Charts and diagrams as code
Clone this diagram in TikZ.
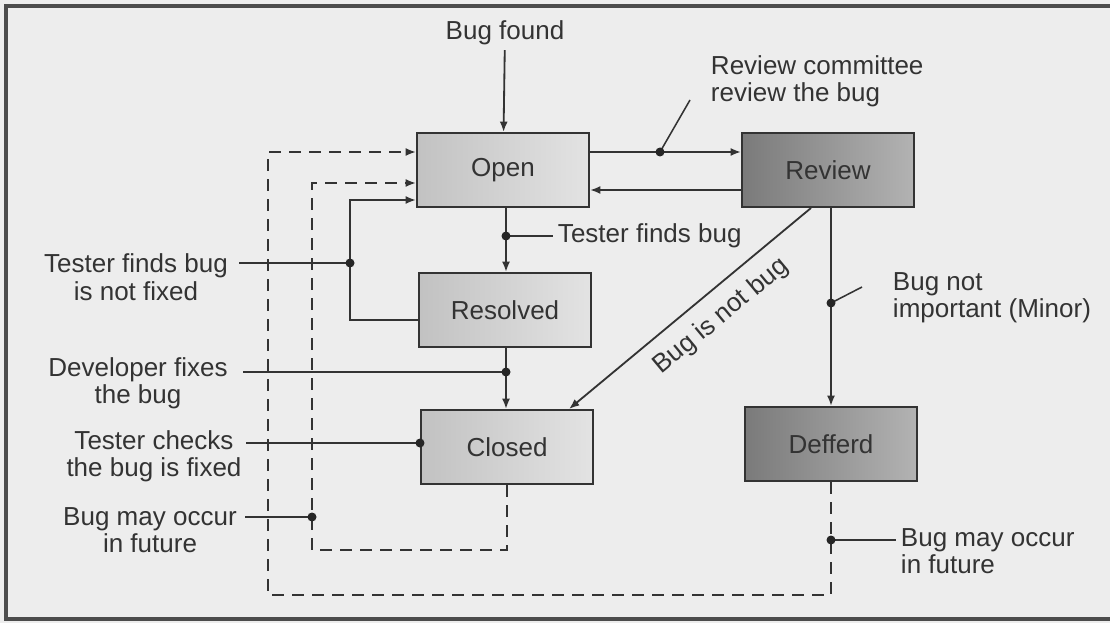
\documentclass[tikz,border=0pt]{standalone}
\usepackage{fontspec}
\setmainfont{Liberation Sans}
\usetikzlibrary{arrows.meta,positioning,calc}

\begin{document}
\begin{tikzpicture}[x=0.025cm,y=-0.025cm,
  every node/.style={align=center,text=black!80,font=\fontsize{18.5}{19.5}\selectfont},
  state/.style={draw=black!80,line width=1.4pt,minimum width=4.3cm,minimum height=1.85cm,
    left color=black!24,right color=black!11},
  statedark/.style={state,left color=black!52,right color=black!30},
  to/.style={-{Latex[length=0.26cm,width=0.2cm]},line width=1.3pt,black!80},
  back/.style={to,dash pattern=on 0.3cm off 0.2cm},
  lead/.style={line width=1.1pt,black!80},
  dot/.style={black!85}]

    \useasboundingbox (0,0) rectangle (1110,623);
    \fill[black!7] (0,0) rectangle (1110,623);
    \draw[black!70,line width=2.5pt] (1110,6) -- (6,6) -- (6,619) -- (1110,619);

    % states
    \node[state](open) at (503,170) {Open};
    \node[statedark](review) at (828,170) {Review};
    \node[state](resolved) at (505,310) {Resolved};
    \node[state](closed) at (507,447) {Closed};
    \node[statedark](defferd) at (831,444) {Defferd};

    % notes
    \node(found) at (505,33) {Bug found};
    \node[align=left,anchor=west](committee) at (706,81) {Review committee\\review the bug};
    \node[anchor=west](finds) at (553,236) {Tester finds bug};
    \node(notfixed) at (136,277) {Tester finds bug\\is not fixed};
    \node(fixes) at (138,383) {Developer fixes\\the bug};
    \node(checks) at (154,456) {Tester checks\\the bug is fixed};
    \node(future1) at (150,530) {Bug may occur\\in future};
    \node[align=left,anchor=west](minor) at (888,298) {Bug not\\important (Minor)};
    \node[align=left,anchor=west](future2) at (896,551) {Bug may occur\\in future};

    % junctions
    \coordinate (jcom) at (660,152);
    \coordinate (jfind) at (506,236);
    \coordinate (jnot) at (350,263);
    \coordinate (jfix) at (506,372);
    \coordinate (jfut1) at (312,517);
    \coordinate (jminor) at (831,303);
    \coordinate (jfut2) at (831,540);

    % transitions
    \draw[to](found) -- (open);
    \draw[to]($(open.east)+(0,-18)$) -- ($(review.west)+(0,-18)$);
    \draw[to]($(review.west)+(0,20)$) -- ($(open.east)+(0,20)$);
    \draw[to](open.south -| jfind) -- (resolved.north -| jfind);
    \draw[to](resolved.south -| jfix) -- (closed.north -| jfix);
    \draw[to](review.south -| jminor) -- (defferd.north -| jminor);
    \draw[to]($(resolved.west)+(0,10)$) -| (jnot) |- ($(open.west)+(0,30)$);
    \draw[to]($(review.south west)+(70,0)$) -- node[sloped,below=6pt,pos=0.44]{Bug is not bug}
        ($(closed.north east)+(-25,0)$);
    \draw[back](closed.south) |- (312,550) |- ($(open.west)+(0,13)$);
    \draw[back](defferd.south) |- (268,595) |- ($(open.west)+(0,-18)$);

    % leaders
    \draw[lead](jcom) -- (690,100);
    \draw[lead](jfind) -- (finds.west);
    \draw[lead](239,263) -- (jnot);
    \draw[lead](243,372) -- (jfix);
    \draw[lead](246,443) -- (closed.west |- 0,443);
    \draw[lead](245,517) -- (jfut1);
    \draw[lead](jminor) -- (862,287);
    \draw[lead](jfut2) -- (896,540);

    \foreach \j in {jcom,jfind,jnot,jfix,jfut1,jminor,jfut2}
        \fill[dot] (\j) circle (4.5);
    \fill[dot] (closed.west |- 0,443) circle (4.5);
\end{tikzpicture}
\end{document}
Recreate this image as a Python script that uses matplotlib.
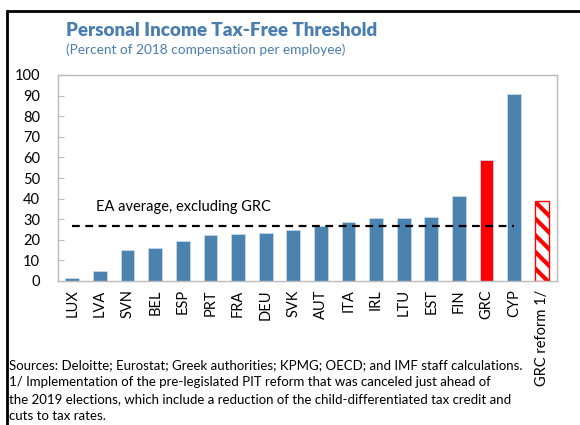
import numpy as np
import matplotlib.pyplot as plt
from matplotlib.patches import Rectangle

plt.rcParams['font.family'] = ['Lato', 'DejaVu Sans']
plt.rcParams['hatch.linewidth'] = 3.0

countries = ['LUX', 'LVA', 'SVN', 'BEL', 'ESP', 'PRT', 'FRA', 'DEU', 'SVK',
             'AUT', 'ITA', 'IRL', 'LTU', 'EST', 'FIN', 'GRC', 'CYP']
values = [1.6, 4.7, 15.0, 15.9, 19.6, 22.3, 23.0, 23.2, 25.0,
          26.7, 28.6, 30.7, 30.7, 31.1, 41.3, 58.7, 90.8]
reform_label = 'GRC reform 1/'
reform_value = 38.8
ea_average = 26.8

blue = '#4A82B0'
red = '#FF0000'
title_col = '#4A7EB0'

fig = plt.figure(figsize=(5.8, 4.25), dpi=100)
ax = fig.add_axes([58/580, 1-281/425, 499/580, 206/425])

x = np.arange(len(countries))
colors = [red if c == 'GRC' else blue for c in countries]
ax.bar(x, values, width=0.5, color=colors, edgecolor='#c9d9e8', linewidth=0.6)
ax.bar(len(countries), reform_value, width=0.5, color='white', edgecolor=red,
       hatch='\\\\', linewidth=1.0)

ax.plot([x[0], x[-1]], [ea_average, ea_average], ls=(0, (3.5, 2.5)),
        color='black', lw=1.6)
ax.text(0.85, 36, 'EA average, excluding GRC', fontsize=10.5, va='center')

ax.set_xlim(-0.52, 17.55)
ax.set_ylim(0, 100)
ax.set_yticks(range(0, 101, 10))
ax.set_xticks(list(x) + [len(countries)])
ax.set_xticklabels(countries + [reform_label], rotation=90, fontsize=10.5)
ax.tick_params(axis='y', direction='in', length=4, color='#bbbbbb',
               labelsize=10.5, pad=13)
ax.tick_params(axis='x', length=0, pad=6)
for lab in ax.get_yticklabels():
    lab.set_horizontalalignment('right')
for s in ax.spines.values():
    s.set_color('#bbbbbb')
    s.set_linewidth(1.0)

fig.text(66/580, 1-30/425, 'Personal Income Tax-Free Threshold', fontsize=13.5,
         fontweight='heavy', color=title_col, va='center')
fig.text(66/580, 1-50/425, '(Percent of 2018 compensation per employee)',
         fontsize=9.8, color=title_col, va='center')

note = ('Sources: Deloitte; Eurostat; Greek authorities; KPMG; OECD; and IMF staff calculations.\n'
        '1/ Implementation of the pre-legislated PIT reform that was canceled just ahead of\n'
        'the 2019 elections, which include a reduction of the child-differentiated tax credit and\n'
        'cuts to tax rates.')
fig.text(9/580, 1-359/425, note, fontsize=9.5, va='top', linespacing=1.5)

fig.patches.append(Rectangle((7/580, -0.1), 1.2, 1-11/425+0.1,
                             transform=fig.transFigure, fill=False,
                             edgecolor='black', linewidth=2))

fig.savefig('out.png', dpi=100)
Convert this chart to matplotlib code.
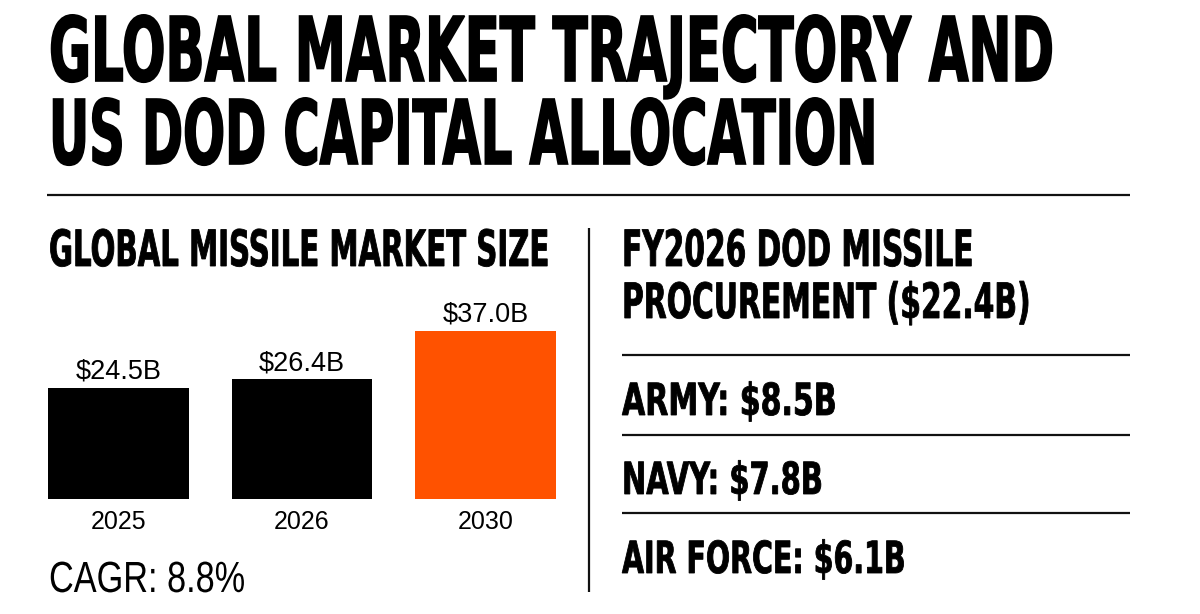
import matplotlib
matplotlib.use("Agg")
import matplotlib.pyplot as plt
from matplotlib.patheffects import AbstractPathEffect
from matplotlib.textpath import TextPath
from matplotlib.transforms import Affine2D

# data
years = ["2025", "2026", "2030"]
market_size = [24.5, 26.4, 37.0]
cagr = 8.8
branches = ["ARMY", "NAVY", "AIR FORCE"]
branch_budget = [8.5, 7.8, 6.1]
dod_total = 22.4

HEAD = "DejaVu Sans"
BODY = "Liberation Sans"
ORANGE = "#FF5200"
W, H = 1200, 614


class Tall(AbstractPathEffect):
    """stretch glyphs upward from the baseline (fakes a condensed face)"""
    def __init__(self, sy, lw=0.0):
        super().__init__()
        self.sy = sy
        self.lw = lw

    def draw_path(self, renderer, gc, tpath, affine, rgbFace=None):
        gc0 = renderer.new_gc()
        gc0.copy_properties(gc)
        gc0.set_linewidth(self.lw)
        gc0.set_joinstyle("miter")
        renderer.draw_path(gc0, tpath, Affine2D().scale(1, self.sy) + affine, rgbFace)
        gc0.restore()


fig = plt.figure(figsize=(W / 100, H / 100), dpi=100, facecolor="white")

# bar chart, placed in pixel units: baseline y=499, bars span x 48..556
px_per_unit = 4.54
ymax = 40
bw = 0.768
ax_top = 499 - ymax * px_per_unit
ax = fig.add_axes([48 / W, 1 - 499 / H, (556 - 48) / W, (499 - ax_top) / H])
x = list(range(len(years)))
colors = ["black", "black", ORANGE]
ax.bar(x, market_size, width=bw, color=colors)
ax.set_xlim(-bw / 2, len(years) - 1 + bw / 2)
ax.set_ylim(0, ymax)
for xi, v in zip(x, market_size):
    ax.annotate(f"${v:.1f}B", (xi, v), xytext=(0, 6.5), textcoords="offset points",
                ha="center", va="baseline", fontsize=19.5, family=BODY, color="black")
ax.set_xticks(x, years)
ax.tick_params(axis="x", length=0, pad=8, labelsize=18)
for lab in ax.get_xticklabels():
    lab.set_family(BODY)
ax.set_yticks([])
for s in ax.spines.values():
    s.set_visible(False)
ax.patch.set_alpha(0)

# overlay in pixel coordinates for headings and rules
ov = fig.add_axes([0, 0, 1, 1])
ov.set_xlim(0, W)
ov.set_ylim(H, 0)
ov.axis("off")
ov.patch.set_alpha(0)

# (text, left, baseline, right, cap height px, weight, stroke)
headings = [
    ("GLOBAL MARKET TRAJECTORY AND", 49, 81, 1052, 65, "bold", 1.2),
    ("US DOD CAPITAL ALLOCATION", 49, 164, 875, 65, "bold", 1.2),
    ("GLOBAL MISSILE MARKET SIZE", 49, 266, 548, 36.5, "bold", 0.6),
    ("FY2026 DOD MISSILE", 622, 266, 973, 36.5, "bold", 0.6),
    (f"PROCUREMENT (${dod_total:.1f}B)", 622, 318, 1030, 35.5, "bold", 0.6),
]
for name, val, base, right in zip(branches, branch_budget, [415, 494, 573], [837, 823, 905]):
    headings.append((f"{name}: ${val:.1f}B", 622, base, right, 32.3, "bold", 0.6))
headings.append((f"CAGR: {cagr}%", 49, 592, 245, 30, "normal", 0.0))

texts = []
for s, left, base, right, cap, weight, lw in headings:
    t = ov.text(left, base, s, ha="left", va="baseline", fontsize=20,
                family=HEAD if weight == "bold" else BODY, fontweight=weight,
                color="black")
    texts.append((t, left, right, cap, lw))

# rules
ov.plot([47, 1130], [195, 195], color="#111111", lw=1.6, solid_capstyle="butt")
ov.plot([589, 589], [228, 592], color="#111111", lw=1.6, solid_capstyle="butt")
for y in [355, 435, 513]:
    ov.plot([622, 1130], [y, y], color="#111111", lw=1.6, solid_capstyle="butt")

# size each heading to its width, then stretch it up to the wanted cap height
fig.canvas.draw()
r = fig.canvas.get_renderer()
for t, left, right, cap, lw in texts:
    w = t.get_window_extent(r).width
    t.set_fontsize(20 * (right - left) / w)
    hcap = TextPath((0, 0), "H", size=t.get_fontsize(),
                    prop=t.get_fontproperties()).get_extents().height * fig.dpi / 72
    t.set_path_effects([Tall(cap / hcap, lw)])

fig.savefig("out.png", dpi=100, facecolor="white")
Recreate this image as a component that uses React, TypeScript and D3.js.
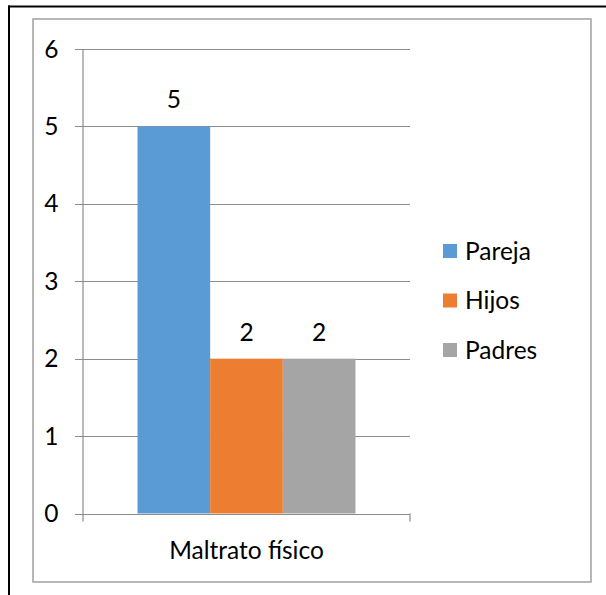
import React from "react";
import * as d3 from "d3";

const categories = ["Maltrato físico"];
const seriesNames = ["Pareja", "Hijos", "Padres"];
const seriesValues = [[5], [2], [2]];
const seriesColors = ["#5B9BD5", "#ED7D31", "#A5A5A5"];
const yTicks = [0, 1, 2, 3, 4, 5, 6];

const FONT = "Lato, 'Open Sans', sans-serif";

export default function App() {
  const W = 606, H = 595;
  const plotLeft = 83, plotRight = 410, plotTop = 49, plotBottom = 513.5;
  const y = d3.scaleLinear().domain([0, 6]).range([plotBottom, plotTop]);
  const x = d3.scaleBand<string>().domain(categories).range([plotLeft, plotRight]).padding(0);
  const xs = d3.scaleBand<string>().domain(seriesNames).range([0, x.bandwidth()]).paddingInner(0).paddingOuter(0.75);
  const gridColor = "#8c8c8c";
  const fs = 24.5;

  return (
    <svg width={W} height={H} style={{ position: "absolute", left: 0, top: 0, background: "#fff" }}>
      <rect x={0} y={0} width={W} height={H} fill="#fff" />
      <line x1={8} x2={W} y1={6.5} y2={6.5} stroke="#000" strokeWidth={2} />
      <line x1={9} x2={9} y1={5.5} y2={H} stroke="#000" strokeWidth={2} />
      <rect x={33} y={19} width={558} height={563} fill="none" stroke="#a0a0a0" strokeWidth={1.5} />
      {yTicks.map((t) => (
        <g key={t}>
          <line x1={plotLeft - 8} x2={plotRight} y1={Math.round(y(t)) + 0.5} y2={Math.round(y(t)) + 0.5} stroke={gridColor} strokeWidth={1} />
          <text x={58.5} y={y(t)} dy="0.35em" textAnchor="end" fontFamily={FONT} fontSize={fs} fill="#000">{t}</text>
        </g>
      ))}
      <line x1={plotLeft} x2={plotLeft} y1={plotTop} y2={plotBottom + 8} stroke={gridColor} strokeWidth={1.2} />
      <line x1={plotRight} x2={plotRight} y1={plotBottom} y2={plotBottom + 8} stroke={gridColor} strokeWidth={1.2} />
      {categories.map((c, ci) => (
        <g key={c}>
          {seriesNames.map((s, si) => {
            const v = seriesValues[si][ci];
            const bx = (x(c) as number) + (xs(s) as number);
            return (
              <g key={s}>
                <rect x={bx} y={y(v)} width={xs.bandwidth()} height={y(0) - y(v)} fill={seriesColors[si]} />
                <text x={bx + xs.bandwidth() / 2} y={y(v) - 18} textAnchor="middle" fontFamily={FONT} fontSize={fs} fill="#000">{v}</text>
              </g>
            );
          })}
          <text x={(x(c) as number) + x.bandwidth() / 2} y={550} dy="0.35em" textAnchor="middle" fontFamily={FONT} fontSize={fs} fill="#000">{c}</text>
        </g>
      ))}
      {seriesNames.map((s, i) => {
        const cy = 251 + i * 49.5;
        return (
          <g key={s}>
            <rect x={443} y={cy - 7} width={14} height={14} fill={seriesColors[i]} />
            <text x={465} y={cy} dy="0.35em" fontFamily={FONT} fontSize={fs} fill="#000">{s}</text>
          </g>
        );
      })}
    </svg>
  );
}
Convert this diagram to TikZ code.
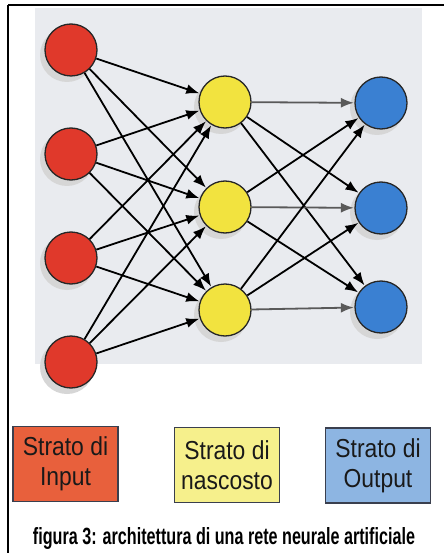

◆ Task goal
Pictures in the material above should be skipped; print exactly the lines from the one with "Recreate this image as a component" through the one with "const fs = 24.5;".

◆ Output for this task
Recreate this image as a component that uses React, TypeScript and D3.js.
import React from "react";
import * as d3 from "d3";

const categories = ["Maltrato físico"];
const seriesNames = ["Pareja", "Hijos", "Padres"];
const seriesValues = [[5], [2], [2]];
const seriesColors = ["#5B9BD5", "#ED7D31", "#A5A5A5"];
const yTicks = [0, 1, 2, 3, 4, 5, 6];

const FONT = "Lato, 'Open Sans', sans-serif";

export default function App() {
  const W = 606, H = 595;
  const plotLeft = 83, plotRight = 410, plotTop = 49, plotBottom = 513.5;
  const y = d3.scaleLinear().domain([0, 6]).range([plotBottom, plotTop]);
  const x = d3.scaleBand<string>().domain(categories).range([plotLeft, plotRight]).padding(0);
  const xs = d3.scaleBand<string>().domain(seriesNames).range([0, x.bandwidth()]).paddingInner(0).paddingOuter(0.75);
  const gridColor = "#8c8c8c";
  const fs = 24.5;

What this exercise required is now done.